◆ **INSTRUCTIONS FOR THE TASK**: Include the line containing "(analysis) at (-1,9)" and all lines before it, repeated exactly from the listing below, without pictures.

________________________________________

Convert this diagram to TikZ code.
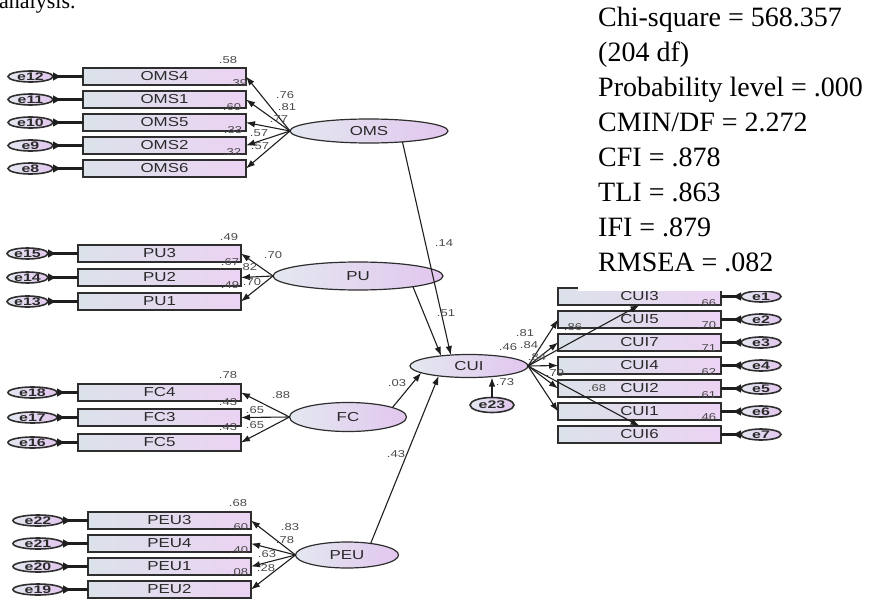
\documentclass[tikz,border=0pt]{standalone}
\usepackage{fontspec}
\setmainfont{Liberation Serif}
\newfontfamily\amosfont[FakeStretch=1.3]{Liberation Sans}
\newfontfamily\errfam[FakeStretch=1.45]{Liberation Sans}
\usepackage{xcolor}
\usepackage{tikz}
\usetikzlibrary{positioning,shapes.geometric,arrows.meta}
\definecolor{boxl}{HTML}{DCE2EA}
\definecolor{boxr}{HTML}{EBD3F3}
\definecolor{latl}{HTML}{E3E8F0}
\definecolor{latr}{HTML}{E2C6EE}
\definecolor{edgegray}{HTML}{2E2E2E}
\definecolor{txtgray}{HTML}{2A2A2A}
\definecolor{numgray}{HTML}{4A4A4A}
\definecolor{lineblack}{HTML}{1E1E1E}

\begin{document}
\begin{tikzpicture}[
    x=1pt, y=-1pt,
    box/.style={rectangle, draw=edgegray, line width=1.6pt, left color=boxl, right color=boxr,
        minimum width=163pt, minimum height=17pt, inner sep=0pt, outer sep=0pt,
        text=txtgray, font=\amosfont\fontsize{13}{13}\selectfont},
    latent/.style={ellipse, draw=edgegray, line width=1.2pt, left color=latl, right color=latr,
        inner sep=0pt, outer sep=0pt, text=txtgray, font=\amosfont\fontsize{13}{13}\selectfont},
    err/.style={latent, line width=1.6pt, minimum width=45pt, minimum height=11pt,
        font=\errfam\bfseries\fontsize{11}{11}\selectfont},
    coef/.style={inner sep=0pt, text=numgray, font=\amosfont\fontsize{10}{10}\selectfont},
    arr/.style={-{Latex[length=9pt,width=6.5pt]}, draw=lineblack, line width=1.1pt},
    errarr/.style={{Latex[reversed,length=9pt,width=9pt]}-, draw=lineblack, line width=2.6pt}
]
\useasboundingbox (0,0) rectangle (882,599);
\node[anchor=base west, inner sep=0pt, font=\fontsize{22}{22}\selectfont] (analysis) at (-1,9) {analysis.};

\node[box, anchor=north west] (OMS4) at (83,68) {OMS4};
\node[box, below=6pt of OMS4] (OMS1) {OMS1};
\node[box, below=6pt of OMS1] (OMS5) {OMS5};
\node[box, below=6pt of OMS5] (OMS2) {OMS2};
\node[box, below=6pt of OMS2] (OMS6) {OMS6};
\node[err, left=30pt of OMS4] (e12) {e12};
\node[err, left=30pt of OMS1] (e11) {e11};
\node[err, left=30pt of OMS5] (e10) {e10};
\node[err, left=30pt of OMS2] (e9) {e9};
\node[err, left=30pt of OMS6] (e8) {e8};
\node[latent, minimum width=158pt, minimum height=24pt] (OMS) at (369,131) {OMS};

\node[box, anchor=north west] (PU3) at (78,245) {PU3};
\node[box, below=7pt of PU3] (PU2) {PU2};
\node[box, below=7pt of PU2] (PU1) {PU1};
\node[err, minimum width=41pt, left=30pt of PU3] (e15) {e15};
\node[err, minimum width=41pt, left=30pt of PU2] (e14) {e14};
\node[err, minimum width=41pt, left=30pt of PU1] (e13) {e13};
\node[latent, minimum width=170pt, minimum height=28pt] (PU) at (358,276) {PU};

\node[box, anchor=north west] (FC4) at (78,384) {FC4};
\node[box, below=8pt of FC4] (FC3) {FC3};
\node[box, below=8pt of FC3] (FC5) {FC5};
\node[err, minimum width=49pt, left=21pt of FC4] (e18) {e18};
\node[err, minimum width=49pt, left=21pt of FC3] (e17) {e17};
\node[err, minimum width=49pt, left=21pt of FC5] (e16) {e16};
\node[latent, minimum width=117pt, minimum height=29pt] (FC) at (348,417) {FC};

\node[box, anchor=north west] (PEU3) at (88,512) {PEU3};
\node[box, below=6pt of PEU3] (PEU4) {PEU4};
\node[box, below=6pt of PEU4] (PEU1) {PEU1};
\node[box, below=6pt of PEU1] (PEU2) {PEU2};
\node[err, minimum width=50pt, left=25pt of PEU3] (e22) {e22};
\node[err, minimum width=50pt, left=25pt of PEU4] (e21) {e21};
\node[err, minimum width=50pt, left=25pt of PEU1] (e20) {e20};
\node[err, minimum width=50pt, left=25pt of PEU2] (e19) {e19};
\node[latent, minimum width=103pt, minimum height=26pt] (PEU) at (347,555) {PEU};

\node[latent, minimum width=118pt, minimum height=23pt] (CUI) at (469,366) {CUI};
\node[err, minimum width=44pt, minimum height=15pt] (e23) at (492,405) {e23};

\node[box, anchor=north west] (CUI3) at (558,288) {CUI3};
\node[box, below=6pt of CUI3] (CUI5) {CUI5};
\node[box, below=6pt of CUI5] (CUI7) {CUI7};
\node[box, below=6pt of CUI7] (CUI4) {CUI4};
\node[box, below=6pt of CUI4] (CUI2) {CUI2};
\node[box, below=6pt of CUI2] (CUI1) {CUI1};
\node[box, below=6pt of CUI1] (CUI6) {CUI6};
\node[err, minimum width=40pt, right=20pt of CUI3] (e1) {e1};
\node[err, minimum width=40pt, right=20pt of CUI5] (e2) {e2};
\node[err, minimum width=40pt, right=20pt of CUI7] (e3) {e3};
\node[err, minimum width=40pt, right=20pt of CUI4] (e4) {e4};
\node[err, minimum width=40pt, right=20pt of CUI2] (e5) {e5};
\node[err, minimum width=40pt, right=20pt of CUI1] (e6) {e6};
\node[err, minimum width=40pt, right=20pt of CUI6] (e7) {e7};

\draw[errarr] (e12) -- (OMS4);
\draw[errarr] (e11) -- (OMS1);
\draw[errarr] (e10) -- (OMS5);
\draw[errarr] (e9) -- (OMS2);
\draw[errarr] (e8) -- (OMS6);
\draw[errarr] (e15) -- (PU3);
\draw[errarr] (e14) -- (PU2);
\draw[errarr] (e13) -- (PU1);
\draw[errarr] (e18) -- (FC4);
\draw[errarr] (e17) -- (FC3);
\draw[errarr] (e16) -- (FC5);
\draw[errarr] (e22) -- (PEU3);
\draw[errarr] (e21) -- (PEU4);
\draw[errarr] (e20) -- (PEU1);
\draw[errarr] (e19) -- (PEU2);
\draw[errarr] (e1) -- (CUI3);
\draw[errarr] (e2) -- (CUI5);
\draw[errarr] (e3) -- (CUI7);
\draw[errarr] (e4) -- (CUI4);
\draw[errarr] (e5) -- (CUI2);
\draw[errarr] (e6) -- (CUI1);
\draw[errarr] (e7) -- (CUI6);

\draw[arr] (OMS.west) -- (OMS4.east);
\draw[arr] (OMS.west) -- (OMS1.east);
\draw[arr] (OMS.west) -- (OMS5.east);
\draw[arr] (OMS.west) -- (OMS2.east);
\draw[arr] (OMS.west) -- (OMS6.east);
\draw[arr] (PU.west) -- (PU3.east);
\draw[arr] (PU.west) -- (PU2.east);
\draw[arr] (PU.west) -- (PU1.east);
\draw[arr] (FC.west) -- (FC4.east);
\draw[arr] (FC.west) -- (FC3.east);
\draw[arr] (FC.west) -- (FC5.east);
\draw[arr] (PEU.west) -- (PEU3.east);
\draw[arr] (PEU.west) -- (PEU4.east);
\draw[arr] (PEU.west) -- (PEU1.east);
\draw[arr] (PEU.west) -- (PEU2.east);
\draw[arr] (CUI.east) -- (CUI3.south);
\draw[arr] (CUI.east) -- (CUI5.west);
\draw[arr] (CUI.east) -- (CUI7.west);
\draw[arr] (CUI.east) -- (CUI4.west);
\draw[arr] (CUI.east) -- (CUI2.west);
\draw[arr] (CUI.east) -- (CUI1.west);
\draw[arr] (CUI.east) -- (CUI6.north);

\draw[arr] (OMS.-18) -- (CUI.149);
\draw[arr] (PU.-11) -- (CUI.160);
\draw[arr] (FC.12) -- (CUI.188);
\draw[arr] (PEU.26) -- (CUI.198);
\draw[arr] (e23.north) -- (e23.north |- CUI.south);

\node[coef] (rOMS4) at (228,60) {.58};
\node[coef] (rOMS1) at (238,83) {.39};
\node[coef] (rOMS5) at (232,107) {.60};
\node[coef] (rOMS2) at (233,130) {.33};
\node[coef] (rOMS6) at (232,152) {.32};
\node[coef] (wOMS4) at (285,95) {.76};
\node[coef] (wOMS1) at (287,107) {.81};
\node[coef] (wOMS5) at (279,119) {.77};
\node[coef] (wOMS2) at (259,133) {.57};
\node[coef] (wOMS6) at (260,146) {.57};

\node[coef] (rPU3) at (229,237) {.49};
\node[coef] (rPU2) at (230,262) {.67};
\node[coef] (rPU1) at (230,285) {.49};
\node[coef] (wPU3) at (273,255) {.70};
\node[coef] (wPU2) at (248,267) {.82};
\node[coef] (wPU1) at (252,282) {.70};

\node[coef] (rFC4) at (228,375) {.78};
\node[coef] (rFC3) at (228,402) {.43};
\node[coef] (rFC5) at (228,427) {.43};
\node[coef] (wFC4) at (281,395) {.88};
\node[coef] (wFC3) at (255,410) {.65};
\node[coef] (wFC5) at (255,425) {.65};

\node[coef] (rPEU3) at (238,503) {.68};
\node[coef] (rPEU4) at (239,527) {.60};
\node[coef] (rPEU1) at (239,550) {.40};
\node[coef] (rPEU2) at (239,572) {.08};
\node[coef] (wPEU3) at (290,527) {.83};
\node[coef] (wPEU4) at (285,540) {.78};
\node[coef] (wPEU1) at (267,554) {.63};
\node[coef] (wPEU2) at (266,568) {.28};

\node[coef] (rCUI3) at (707,303) {.66};
\node[coef] (rCUI5) at (707,325) {.70};
\node[coef] (rCUI7) at (707,348) {.71};
\node[coef] (rCUI4) at (707,372) {.62};
\node[coef] (rCUI2) at (707,395) {.61};
\node[coef] (rCUI1) at (707,417) {.46};
\node[coef] (rCUI) at (508,347) {.46};
\node[coef] (wCUI3) at (525,333) {.81};
\node[coef] (wCUI5) at (529,345) {.84};
\node[coef] (wCUI7) at (537,357) {.84};
\node[coef] (wCUI4) at (555,373) {.79};
\node[coef] (wCUI6) at (573,327) {.86};
\node[coef] (wCUI1) at (597,388) {.68};
\node[coef] (we23) at (505,382) {.73};

\node[coef] (bOMS) at (444,243) {.14};
\node[coef] (bPU) at (446,313) {.51};
\node[coef] (bFC) at (397,383) {.03};
\node[coef] (bPEU) at (396,454) {.43};

\fill[white] (578,0) rectangle (882,291);
\node[anchor=north west, align=left, inner sep=0pt, font=\fontsize{28}{35}\selectfont] (fitstats) at (598,7)
    {Chi-square = 568.357\\(204 df)\\Probability level = .000\\CMIN/DF = 2.272\\CFI = .878\\TLI = .863\\IFI = .879\\RMSEA = .082};
\end{tikzpicture}
\end{document}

________________________________________

◆ **TASK RESULT**:
Convert this diagram to TikZ code.
\documentclass[tikz,border=0pt]{standalone}
\usepackage{fontspec}
\setmainfont{Liberation Serif}
\newfontfamily\amosfont[FakeStretch=1.3]{Liberation Sans}
\newfontfamily\errfam[FakeStretch=1.45]{Liberation Sans}
\usepackage{xcolor}
\usepackage{tikz}
\usetikzlibrary{positioning,shapes.geometric,arrows.meta}
\definecolor{boxl}{HTML}{DCE2EA}
\definecolor{boxr}{HTML}{EBD3F3}
\definecolor{latl}{HTML}{E3E8F0}
\definecolor{latr}{HTML}{E2C6EE}
\definecolor{edgegray}{HTML}{2E2E2E}
\definecolor{txtgray}{HTML}{2A2A2A}
\definecolor{numgray}{HTML}{4A4A4A}
\definecolor{lineblack}{HTML}{1E1E1E}

\begin{document}
\begin{tikzpicture}[
    x=1pt, y=-1pt,
    box/.style={rectangle, draw=edgegray, line width=1.6pt, left color=boxl, right color=boxr,
        minimum width=163pt, minimum height=17pt, inner sep=0pt, outer sep=0pt,
        text=txtgray, font=\amosfont\fontsize{13}{13}\selectfont},
    latent/.style={ellipse, draw=edgegray, line width=1.2pt, left color=latl, right color=latr,
        inner sep=0pt, outer sep=0pt, text=txtgray, font=\amosfont\fontsize{13}{13}\selectfont},
    err/.style={latent, line width=1.6pt, minimum width=45pt, minimum height=11pt,
        font=\errfam\bfseries\fontsize{11}{11}\selectfont},
    coef/.style={inner sep=0pt, text=numgray, font=\amosfont\fontsize{10}{10}\selectfont},
    arr/.style={-{Latex[length=9pt,width=6.5pt]}, draw=lineblack, line width=1.1pt},
    errarr/.style={{Latex[reversed,length=9pt,width=9pt]}-, draw=lineblack, line width=2.6pt}
]
\useasboundingbox (0,0) rectangle (882,599);
\node[anchor=base west, inner sep=0pt, font=\fontsize{22}{22}\selectfont] (analysis) at (-1,9) {analysis.};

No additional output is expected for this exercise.